Showing posts with label plateau man. Show all posts
Showing posts with label plateau man. Show all posts

Dec 29, 2022

The Glow in the Plateau Mindset


When you stay in someone’s backyard, it gives you the space to see corners of him you wouldn’t have seen. On the reverse, when someone’s backyard is far away, he gives you the impression his place is like paradise, where everything is flawless. If you come against it, you must have proof to back it up. So, as long as you have not travelled there, his corrosive lies are fact.

When the Fulani issue started in Plateau State, many of our closest neighbours would beat their chests saying, “they can’t try this in our state.” Unexpectedly, the tide of events moved the conflict to their towns and villages. Their reaction, as a matter of fact, turns out even worst. I have stayed in a number of places outside of Plateau State. Everybody has a shortcoming.

Here on the Plateau, people insult the broad smile and open arms of the host. They would dish out that simmering vitriol like,” What does a Plateau man knows other than to drink gallons of burkutu.” They think that Plateau people are without ambition, just because they are head-over-heels in love with the Civil Service.

But we are not without decency. “Blessed are humble for they shall inherit the earth.” Being modest is not a reflection of ignobility. You will understand that Plateau is not a needy state when it comes to manpower. You will understand that military adventurism runs in the blood of the Plateau people. When in the mainstream of the military, Nigeria remains calm. Outside of it, Nigeria burns. You will agree that Plateau women are the most beautiful outside and within. To embrace people of all shades and hues with a smile is a virtue, in itself.  

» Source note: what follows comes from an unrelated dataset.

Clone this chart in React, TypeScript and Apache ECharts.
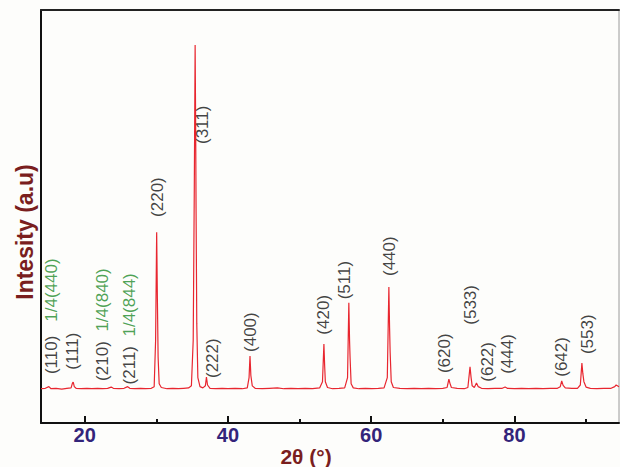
import React, { useEffect, useRef } from "react";
import * as echarts from "echarts";

// XRD pattern: [2θ (°), intensity (a.u.)]
const pattern: [number, number][] = [
  [13.9, 83], [14.5, 84], [15.0, 88], [15.3, 83], [16.0, 84], [16.8, 82], [17.5, 84], [18.1, 85],
  [18.3, 97], [18.4, 99], [18.55, 88], [18.8, 84], [19.5, 83], [20.3, 84], [21.0, 83], [21.8, 84],
  [22.5, 83], [23.2, 84], [23.7, 87], [24.0, 84], [24.8, 83], [25.5, 84], [26.0, 88], [26.3, 84],
  [27.0, 83], [27.8, 84], [28.5, 83], [29.3, 84], [29.7, 88], [29.9, 200], [30.05, 462], [30.15, 300],
  [30.25, 160], [30.4, 95], [30.7, 86], [31.5, 83], [32.3, 84], [33.1, 83], [33.8, 84], [34.5, 85],
  [34.9, 90], [35.15, 200], [35.3, 560], [35.42, 915], [35.5, 700], [35.55, 520], [35.65, 240],
  [35.8, 110], [36.1, 88], [36.5, 85], [36.85, 90], [37.0, 111], [37.15, 92], [37.5, 84], [38.3, 83],
  [39.2, 84], [40.0, 83], [41.0, 84], [42.0, 83], [42.7, 85], [42.95, 110], [43.08, 162], [43.2, 115],
  [43.4, 90], [43.8, 84], [44.8, 83], [45.8, 84], [46.9, 85], [47.8, 83], [48.8, 84], [49.8, 83],
  [50.8, 84], [51.8, 83], [52.8, 85], [53.2, 100], [53.4, 191], [53.5, 140], [53.6, 100], [53.9, 86],
  [54.6, 83], [55.5, 84], [56.3, 85], [56.7, 110], [56.88, 291], [56.98, 200], [57.05, 160], [57.2, 95],
  [57.5, 85], [58.3, 83], [59.2, 84], [60.1, 83], [61.0, 84], [61.8, 85], [62.25, 110], [62.47, 329],
  [62.57, 230], [62.65, 170], [62.8, 100], [63.1, 86], [64.0, 84], [65.0, 83], [66.0, 84], [67.0, 83],
  [68.0, 84], [69.0, 83], [70.0, 84], [70.6, 86], [70.85, 106], [71.0, 96], [71.2, 86], [72.0, 84],
  [73.0, 83], [73.5, 86], [73.8, 136], [73.95, 110], [74.1, 90], [74.4, 86], [74.7, 97], [74.95, 88],
  [75.4, 84], [76.3, 83], [77.3, 84], [78.3, 84], [78.7, 87], [79.0, 84], [80.0, 83], [81.0, 84],
  [82.0, 83], [83.0, 84], [84.0, 83], [85.0, 84], [86.0, 84], [86.4, 88], [86.6, 102], [86.8, 91],
  [87.1, 85], [88.0, 84], [88.8, 84], [89.2, 92], [89.42, 145], [89.55, 120], [89.7, 100], [90.0, 87],
  [90.6, 84], [91.5, 83], [92.5, 84], [93.5, 84], [94.0, 88], [94.2, 92], [94.6, 88],
];

// Peak annotations: label, 2θ position of label centre, intensity of label centre, kind
const peakLabels: string[] = [
  "(110)", "(111)", "1/4(440)", "(210)", "1/4(840)", "(211)", "1/4(844)", "(220)", "(311)", "(222)",
  "(400)", "(420)", "(511)", "(440)", "(620)", "(533)", "(622)", "(444)", "(642)", "(553)",
];
const peakLabelX: number[] = [
  15.3, 18.3, 15.4, 22.5, 22.5, 26.3, 26.3, 30.1, 36.4, 37.8,
  43.1, 53.4, 56.3, 62.6, 70.3, 73.8, 76.3, 79.1, 86.6, 90.2,
];
const peakLabelY: number[] = [
  165, 174, 322, 150, 298, 140, 286, 547, 722, 157,
  220, 262, 346, 404, 169, 286, 148, 167, 160, 215,
];
const peakLabelGreen: boolean[] = [
  false, false, true, false, true, false, true, false, false, false,
  false, false, false, false, false, false, false, false, false, false,
];

const majorTicks: number[] = [20, 40, 60, 80];
const minorTicks: number[] = [30, 50, 70, 90];

const FONT = '"Liberation Sans", Arial, Helvetica, sans-serif';

export default function App() {
  const ref = useRef<HTMLDivElement>(null);

  useEffect(() => {
    document.body.style.margin = "0";
    const chart = echarts.init(ref.current!, null, { renderer: "svg" });
    const xMin = 13.9;
    const xMax = 94.6;
    chart.setOption({
      animation: false,
      backgroundColor: "#fdfdfb",
      grid: {
        left: 41,
        right: 1,
        top: 10,
        bottom: 44,
        show: true,
        borderColor: "#9a9a9a",
        borderWidth: 1,
        containLabel: false,
        outerBoundsMode: "none",
      },
      xAxis: [
        {
          type: "value",
          min: xMin,
          max: xMax,
          position: "bottom",
          axisLine: { show: true, lineStyle: { color: "#111", width: 2 } },
          axisTick: {
            show: true,
            inside: true,
            length: 7,
            customValues: majorTicks,
            lineStyle: { color: "#111", width: 2 },
          },
          axisLabel: {
            show: true,
            customValues: majorTicks,
            margin: 2,
            color: "#33247a",
            fontSize: 20,
            fontWeight: "bold",
            fontFamily: FONT,
          },
          splitLine: { show: false },
        },
        {
          type: "value",
          min: xMin,
          max: xMax,
          position: "bottom",
          axisLine: { show: false },
          axisTick: {
            show: true,
            inside: true,
            length: 4,
            customValues: minorTicks,
            lineStyle: { color: "#111", width: 2 },
          },
          axisLabel: { show: false },
          splitLine: { show: false },
        },
        {
          type: "value",
          min: xMin,
          max: xMax,
          position: "top",
          axisLine: { show: true, lineStyle: { color: "#222", width: 2 } },
          axisTick: { show: false },
          axisLabel: { show: false },
          splitLine: { show: false },
        },
      ],
      yAxis: {
        type: "value",
        min: 0,
        max: 1000,
        axisLine: { show: true, lineStyle: { color: "#111", width: 2 } },
        axisTick: { show: false },
        axisLabel: { show: false },
        splitLine: { show: false },
      },
      graphic: [
        {
          type: "text",
          x: 25,
          y: 232,
          rotation: Math.PI / 2,
          style: {
            text: "Intesity (a.u)",
            font: `bold 23px ${FONT}`,
            fill: "#7a1e1e",
            align: "center",
            verticalAlign: "middle",
          },
        },
        {
          type: "text",
          x: 306,
          y: 456,
          style: {
            text: "2θ (°)",
            font: `bold 21px ${FONT}`,
            fill: "#7a1e1e",
            align: "center",
            verticalAlign: "middle",
          },
        },
      ],
      series: [
        {
          type: "line",
          data: pattern,
          xAxisIndex: 0,
          yAxisIndex: 0,
          showSymbol: false,
          symbol: "none",
          lineStyle: { color: "#e8262f", width: 1.2 },
          z: 2,
        },
        {
          type: "scatter",
          xAxisIndex: 0,
          yAxisIndex: 0,
          symbolSize: 0,
          silent: true,
          z: 3,
          data: peakLabels.map((name, i) => ({
            name,
            value: [peakLabelX[i], peakLabelY[i]],
            label: { color: peakLabelGreen[i] ? "#1e8a2a" : "#111" },
          })),
          label: {
            show: true,
            position: "inside",
            rotate: 90,
            formatter: "{b}",
            fontSize: 17,
            fontFamily: FONT,
            align: "center",
            verticalAlign: "middle",
          },
        },
      ],
    });
    return () => chart.dispose();
  }, []);

  return <div ref={ref} style={{ width: 620, height: 467 }} />;
}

There is a story that played up the worth of the Plateau humility. A Plateau man owns a house. He stays in Europe and wants to lodge in the house anytime he returns for a brief holiday. After staying for years without visiting, he saw it expedient to rent the house out. He, however, gave out his terms: “I wouldn’t want any tenant who isn’t a Plateau man or woman.” There you go! So, there is beauty in being a Plateau man, after all. It isn’t that there aren’t other people that make good tenants, but he wants to deal with the good he has always known. The worst a Plateau tenant can do is to fail in the rent payment. When that happens, though, your house will still be yours. It is better than renting the house to someone who turns the house into a den of thieves. He wouldn’t want a tenant who turns the house into a shrine, or someone to claim the house belongs to him, or a tenant who turns the house into a “baby factory.”

We may drink gallons of burkutu, but we like ourselves like that.